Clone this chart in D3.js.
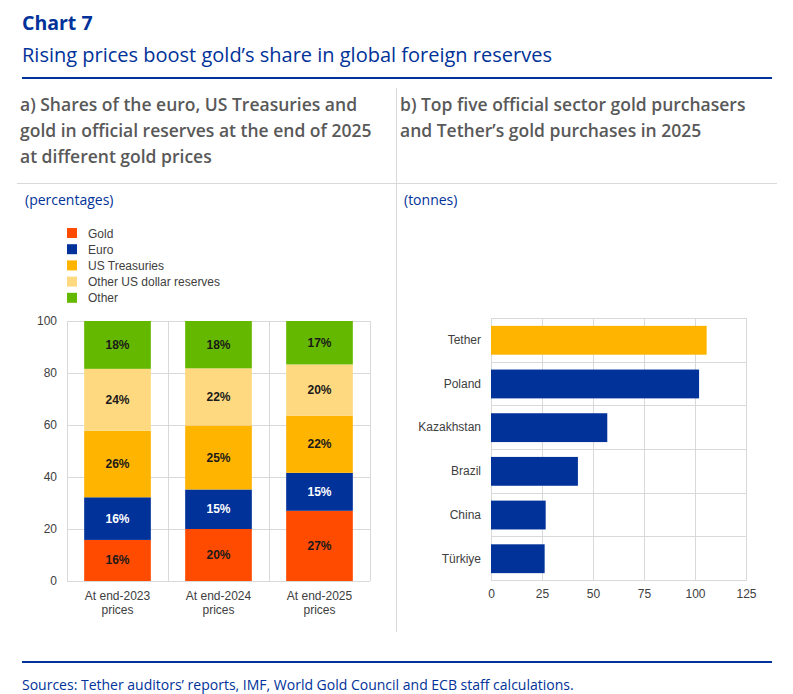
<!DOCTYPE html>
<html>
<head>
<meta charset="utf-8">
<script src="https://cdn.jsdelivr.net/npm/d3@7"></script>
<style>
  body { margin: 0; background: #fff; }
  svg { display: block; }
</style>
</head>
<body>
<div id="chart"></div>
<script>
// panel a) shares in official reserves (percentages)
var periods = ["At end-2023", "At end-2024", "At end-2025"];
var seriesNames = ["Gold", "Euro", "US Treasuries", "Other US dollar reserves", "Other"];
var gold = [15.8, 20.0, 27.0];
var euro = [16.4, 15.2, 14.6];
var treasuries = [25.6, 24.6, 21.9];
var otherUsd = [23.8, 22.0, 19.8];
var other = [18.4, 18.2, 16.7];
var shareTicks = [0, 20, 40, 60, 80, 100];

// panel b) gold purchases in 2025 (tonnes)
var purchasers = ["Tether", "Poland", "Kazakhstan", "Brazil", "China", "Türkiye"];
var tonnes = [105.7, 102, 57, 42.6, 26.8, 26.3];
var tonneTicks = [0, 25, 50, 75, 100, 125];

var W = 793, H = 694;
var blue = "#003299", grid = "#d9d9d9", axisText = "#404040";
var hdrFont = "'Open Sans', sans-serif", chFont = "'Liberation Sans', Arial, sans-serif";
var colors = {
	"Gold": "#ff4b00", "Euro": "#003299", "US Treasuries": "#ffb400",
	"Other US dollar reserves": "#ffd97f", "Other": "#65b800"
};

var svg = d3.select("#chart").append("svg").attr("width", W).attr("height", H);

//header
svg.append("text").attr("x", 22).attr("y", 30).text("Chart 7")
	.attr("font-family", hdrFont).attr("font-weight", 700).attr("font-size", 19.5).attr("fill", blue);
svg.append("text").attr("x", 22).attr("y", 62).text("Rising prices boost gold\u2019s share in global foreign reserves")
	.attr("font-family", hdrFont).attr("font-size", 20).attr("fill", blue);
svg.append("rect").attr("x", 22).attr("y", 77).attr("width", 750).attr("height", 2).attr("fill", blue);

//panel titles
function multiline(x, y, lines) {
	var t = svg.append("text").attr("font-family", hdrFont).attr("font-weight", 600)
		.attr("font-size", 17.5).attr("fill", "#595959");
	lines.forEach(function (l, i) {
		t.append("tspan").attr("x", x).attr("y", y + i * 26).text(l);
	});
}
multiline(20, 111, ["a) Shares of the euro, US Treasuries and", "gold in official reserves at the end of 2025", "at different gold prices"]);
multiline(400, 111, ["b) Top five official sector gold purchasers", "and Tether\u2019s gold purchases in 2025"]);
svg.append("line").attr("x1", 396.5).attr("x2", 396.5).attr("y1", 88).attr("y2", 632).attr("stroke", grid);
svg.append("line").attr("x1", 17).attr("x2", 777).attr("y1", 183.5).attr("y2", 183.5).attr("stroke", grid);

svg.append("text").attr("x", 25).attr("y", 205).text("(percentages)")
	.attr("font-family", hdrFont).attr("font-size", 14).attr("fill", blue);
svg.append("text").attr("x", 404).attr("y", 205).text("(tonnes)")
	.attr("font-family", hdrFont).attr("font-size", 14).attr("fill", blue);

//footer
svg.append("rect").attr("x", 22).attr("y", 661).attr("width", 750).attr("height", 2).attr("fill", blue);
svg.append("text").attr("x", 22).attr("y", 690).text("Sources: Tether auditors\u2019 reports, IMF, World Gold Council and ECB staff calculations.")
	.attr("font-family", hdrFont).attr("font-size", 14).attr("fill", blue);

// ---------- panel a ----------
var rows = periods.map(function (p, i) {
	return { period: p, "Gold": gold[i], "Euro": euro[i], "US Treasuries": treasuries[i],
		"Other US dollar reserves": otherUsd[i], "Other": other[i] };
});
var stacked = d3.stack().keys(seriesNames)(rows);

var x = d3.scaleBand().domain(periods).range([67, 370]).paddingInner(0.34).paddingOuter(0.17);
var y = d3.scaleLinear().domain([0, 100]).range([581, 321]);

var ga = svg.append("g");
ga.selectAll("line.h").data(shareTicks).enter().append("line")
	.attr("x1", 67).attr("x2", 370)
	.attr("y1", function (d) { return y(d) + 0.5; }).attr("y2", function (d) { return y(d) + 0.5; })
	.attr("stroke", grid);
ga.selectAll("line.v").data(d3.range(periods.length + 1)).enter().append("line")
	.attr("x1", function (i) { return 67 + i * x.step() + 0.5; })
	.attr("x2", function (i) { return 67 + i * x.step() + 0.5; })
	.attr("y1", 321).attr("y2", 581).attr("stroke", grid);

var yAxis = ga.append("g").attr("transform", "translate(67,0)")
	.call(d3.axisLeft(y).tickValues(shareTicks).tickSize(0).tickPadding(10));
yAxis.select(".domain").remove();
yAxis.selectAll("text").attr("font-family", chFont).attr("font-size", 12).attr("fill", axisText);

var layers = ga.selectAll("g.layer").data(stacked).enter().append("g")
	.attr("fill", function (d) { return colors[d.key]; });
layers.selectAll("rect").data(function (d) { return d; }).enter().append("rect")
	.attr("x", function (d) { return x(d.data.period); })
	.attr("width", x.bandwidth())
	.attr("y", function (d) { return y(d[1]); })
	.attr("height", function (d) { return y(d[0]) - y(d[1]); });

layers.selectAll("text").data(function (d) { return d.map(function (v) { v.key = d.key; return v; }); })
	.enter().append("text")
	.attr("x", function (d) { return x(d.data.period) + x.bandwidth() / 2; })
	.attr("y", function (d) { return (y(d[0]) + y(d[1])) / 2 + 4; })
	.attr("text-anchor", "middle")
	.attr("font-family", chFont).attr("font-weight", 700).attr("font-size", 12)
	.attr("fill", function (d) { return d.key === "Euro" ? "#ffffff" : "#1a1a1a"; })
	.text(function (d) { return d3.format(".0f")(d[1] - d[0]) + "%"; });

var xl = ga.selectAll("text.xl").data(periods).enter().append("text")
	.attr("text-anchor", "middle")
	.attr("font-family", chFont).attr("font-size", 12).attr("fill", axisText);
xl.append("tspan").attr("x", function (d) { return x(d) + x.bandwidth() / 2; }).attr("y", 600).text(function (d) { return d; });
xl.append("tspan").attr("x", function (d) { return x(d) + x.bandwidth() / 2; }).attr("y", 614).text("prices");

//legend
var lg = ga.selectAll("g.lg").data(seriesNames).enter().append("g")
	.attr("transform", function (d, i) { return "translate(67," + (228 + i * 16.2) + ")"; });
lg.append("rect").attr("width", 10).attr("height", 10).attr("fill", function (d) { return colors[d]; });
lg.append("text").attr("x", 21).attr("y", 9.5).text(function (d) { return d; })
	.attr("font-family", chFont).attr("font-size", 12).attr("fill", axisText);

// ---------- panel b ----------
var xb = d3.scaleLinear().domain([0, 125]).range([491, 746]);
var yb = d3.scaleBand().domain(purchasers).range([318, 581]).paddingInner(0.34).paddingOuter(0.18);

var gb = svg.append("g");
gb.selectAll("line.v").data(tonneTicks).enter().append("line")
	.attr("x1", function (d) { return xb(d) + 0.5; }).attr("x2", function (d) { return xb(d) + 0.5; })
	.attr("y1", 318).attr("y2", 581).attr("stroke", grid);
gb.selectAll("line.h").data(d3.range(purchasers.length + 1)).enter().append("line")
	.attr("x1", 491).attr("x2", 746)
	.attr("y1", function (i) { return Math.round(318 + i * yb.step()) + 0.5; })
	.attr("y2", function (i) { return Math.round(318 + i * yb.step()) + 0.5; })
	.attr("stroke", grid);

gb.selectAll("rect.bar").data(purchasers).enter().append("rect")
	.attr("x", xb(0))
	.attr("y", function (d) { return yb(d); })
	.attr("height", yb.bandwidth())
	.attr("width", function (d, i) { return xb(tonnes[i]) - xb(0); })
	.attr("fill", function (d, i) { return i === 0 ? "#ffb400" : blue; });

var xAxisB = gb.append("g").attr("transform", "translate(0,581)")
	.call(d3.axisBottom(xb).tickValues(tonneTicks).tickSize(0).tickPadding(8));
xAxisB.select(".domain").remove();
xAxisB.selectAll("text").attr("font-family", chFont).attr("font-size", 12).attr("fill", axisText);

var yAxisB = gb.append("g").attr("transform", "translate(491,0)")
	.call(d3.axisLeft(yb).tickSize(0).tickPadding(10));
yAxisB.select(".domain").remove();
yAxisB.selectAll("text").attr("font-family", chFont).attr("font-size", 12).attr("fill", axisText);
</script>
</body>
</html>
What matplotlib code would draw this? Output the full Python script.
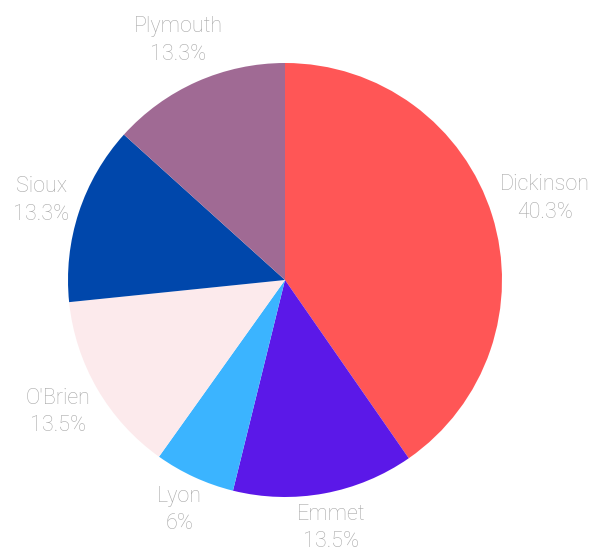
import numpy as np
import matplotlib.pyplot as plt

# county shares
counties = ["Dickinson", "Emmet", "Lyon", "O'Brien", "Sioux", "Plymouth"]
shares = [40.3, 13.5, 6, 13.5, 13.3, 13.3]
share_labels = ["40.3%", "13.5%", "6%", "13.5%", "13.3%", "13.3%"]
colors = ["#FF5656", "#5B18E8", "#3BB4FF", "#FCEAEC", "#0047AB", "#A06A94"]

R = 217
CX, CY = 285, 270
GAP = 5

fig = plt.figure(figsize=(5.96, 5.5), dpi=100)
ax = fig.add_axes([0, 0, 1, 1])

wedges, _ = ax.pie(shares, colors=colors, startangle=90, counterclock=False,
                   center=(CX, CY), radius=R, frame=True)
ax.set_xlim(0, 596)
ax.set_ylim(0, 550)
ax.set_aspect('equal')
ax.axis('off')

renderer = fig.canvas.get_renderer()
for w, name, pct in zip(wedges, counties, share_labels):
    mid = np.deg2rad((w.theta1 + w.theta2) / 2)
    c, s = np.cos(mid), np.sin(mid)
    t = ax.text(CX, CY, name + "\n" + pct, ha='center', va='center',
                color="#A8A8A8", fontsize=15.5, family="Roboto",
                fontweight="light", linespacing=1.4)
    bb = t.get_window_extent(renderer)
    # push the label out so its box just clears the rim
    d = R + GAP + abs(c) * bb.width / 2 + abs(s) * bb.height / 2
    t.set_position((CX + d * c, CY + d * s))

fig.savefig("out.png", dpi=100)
+---+
-- WHAT YOU ARE ASKED TO DO --
Repeat only the lines from the beginning of the material through the line containing "var tonneTicks = [0, 25, 50, 75, 100, 125];", both ends kept, leaving pictures out.

-- CORRECT RESPONSE --
Clone this chart in D3.js.
<!DOCTYPE html>
<html>
<head>
<meta charset="utf-8">
<script src="https://cdn.jsdelivr.net/npm/d3@7"></script>
<style>
  body { margin: 0; background: #fff; }
  svg { display: block; }
</style>
</head>
<body>
<div id="chart"></div>
<script>
// panel a) shares in official reserves (percentages)
var periods = ["At end-2023", "At end-2024", "At end-2025"];
var seriesNames = ["Gold", "Euro", "US Treasuries", "Other US dollar reserves", "Other"];
var gold = [15.8, 20.0, 27.0];
var euro = [16.4, 15.2, 14.6];
var treasuries = [25.6, 24.6, 21.9];
var otherUsd = [23.8, 22.0, 19.8];
var other = [18.4, 18.2, 16.7];
var shareTicks = [0, 20, 40, 60, 80, 100];

// panel b) gold purchases in 2025 (tonnes)
var purchasers = ["Tether", "Poland", "Kazakhstan", "Brazil", "China", "Türkiye"];
var tonnes = [105.7, 102, 57, 42.6, 26.8, 26.3];
var tonneTicks = [0, 25, 50, 75, 100, 125];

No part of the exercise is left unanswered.